_GIVEN INSTRUCTION_:
Restate, exactly and only, the lines from the first through the line containing "340, 350, 360]".

_DATA PROVIDED_:
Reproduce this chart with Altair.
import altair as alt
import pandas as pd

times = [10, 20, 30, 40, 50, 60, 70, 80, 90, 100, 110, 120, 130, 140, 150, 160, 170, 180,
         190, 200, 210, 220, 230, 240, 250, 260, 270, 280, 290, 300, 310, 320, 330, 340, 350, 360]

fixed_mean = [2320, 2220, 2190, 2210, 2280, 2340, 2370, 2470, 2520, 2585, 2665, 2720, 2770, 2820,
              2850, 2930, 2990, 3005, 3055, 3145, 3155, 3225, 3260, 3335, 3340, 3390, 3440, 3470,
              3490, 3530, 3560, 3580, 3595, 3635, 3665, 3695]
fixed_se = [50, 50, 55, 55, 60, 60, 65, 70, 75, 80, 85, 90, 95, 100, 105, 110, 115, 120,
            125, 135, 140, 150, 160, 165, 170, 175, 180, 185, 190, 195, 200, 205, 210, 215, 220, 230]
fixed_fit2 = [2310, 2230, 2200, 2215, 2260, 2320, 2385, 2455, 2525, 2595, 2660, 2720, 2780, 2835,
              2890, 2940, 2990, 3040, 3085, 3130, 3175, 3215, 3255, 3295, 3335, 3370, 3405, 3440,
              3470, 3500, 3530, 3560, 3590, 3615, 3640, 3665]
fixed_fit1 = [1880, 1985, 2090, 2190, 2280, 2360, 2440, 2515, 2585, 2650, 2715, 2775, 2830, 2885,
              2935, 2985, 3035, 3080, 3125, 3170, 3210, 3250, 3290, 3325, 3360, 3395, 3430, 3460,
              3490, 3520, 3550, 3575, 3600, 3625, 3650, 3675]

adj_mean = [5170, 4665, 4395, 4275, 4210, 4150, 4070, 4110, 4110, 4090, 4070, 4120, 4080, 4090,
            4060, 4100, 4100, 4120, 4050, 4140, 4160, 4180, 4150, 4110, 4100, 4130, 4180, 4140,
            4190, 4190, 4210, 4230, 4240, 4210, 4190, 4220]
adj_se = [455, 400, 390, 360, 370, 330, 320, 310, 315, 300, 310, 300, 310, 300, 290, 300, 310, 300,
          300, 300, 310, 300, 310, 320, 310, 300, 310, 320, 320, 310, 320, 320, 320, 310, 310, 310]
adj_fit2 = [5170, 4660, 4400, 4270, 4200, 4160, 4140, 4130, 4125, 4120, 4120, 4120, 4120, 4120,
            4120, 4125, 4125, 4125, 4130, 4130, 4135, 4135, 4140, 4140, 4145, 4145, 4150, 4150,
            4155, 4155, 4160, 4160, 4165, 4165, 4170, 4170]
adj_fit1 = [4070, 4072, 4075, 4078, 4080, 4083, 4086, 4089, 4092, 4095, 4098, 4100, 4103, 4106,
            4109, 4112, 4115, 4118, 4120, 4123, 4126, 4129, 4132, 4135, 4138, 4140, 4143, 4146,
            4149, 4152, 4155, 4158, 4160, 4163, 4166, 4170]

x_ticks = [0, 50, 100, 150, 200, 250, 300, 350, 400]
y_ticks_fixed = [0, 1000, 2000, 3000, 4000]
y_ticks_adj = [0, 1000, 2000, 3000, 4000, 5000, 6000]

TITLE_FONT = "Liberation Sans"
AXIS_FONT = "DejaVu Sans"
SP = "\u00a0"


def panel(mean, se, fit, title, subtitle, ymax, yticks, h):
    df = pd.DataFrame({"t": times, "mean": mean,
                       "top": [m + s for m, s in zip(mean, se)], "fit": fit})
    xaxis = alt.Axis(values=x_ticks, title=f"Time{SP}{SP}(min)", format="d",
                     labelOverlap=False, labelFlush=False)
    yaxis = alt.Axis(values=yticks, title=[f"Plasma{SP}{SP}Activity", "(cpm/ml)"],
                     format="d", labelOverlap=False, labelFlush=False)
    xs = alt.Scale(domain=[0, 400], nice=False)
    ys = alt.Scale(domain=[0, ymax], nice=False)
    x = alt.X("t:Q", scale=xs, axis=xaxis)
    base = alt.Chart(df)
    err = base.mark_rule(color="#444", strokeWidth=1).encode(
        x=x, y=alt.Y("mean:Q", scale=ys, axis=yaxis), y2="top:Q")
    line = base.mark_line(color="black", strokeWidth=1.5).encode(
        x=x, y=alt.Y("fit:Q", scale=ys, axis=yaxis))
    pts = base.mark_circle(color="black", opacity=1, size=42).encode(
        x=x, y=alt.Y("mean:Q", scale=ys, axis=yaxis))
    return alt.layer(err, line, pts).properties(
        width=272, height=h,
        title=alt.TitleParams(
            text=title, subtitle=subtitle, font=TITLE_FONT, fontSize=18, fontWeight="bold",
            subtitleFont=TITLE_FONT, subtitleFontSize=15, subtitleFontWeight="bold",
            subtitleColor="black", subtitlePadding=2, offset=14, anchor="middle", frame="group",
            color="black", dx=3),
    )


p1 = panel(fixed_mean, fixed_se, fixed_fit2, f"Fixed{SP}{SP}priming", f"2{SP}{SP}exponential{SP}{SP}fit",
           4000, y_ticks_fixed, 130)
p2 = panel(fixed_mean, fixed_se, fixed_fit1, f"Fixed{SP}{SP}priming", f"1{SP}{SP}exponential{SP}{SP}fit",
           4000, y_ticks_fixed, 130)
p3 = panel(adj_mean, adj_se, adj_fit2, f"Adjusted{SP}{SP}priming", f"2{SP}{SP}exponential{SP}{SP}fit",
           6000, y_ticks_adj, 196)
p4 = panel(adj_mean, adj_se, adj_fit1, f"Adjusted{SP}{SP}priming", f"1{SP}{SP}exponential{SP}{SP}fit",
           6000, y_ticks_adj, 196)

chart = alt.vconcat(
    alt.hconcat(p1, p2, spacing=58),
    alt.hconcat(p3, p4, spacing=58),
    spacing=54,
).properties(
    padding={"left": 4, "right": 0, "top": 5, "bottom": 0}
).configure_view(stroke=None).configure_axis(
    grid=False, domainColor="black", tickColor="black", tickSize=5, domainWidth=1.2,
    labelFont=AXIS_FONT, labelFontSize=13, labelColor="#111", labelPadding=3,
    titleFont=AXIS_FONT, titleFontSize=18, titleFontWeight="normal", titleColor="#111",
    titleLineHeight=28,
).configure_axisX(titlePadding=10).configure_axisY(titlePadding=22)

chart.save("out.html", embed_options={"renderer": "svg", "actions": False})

_SOLUTION TO THIS EXERCISE_:
Reproduce this chart with Altair.
import altair as alt
import pandas as pd

times = [10, 20, 30, 40, 50, 60, 70, 80, 90, 100, 110, 120, 130, 140, 150, 160, 170, 180,
         190, 200, 210, 220, 230, 240, 250, 260, 270, 280, 290, 300, 310, 320, 330, 340, 350, 360]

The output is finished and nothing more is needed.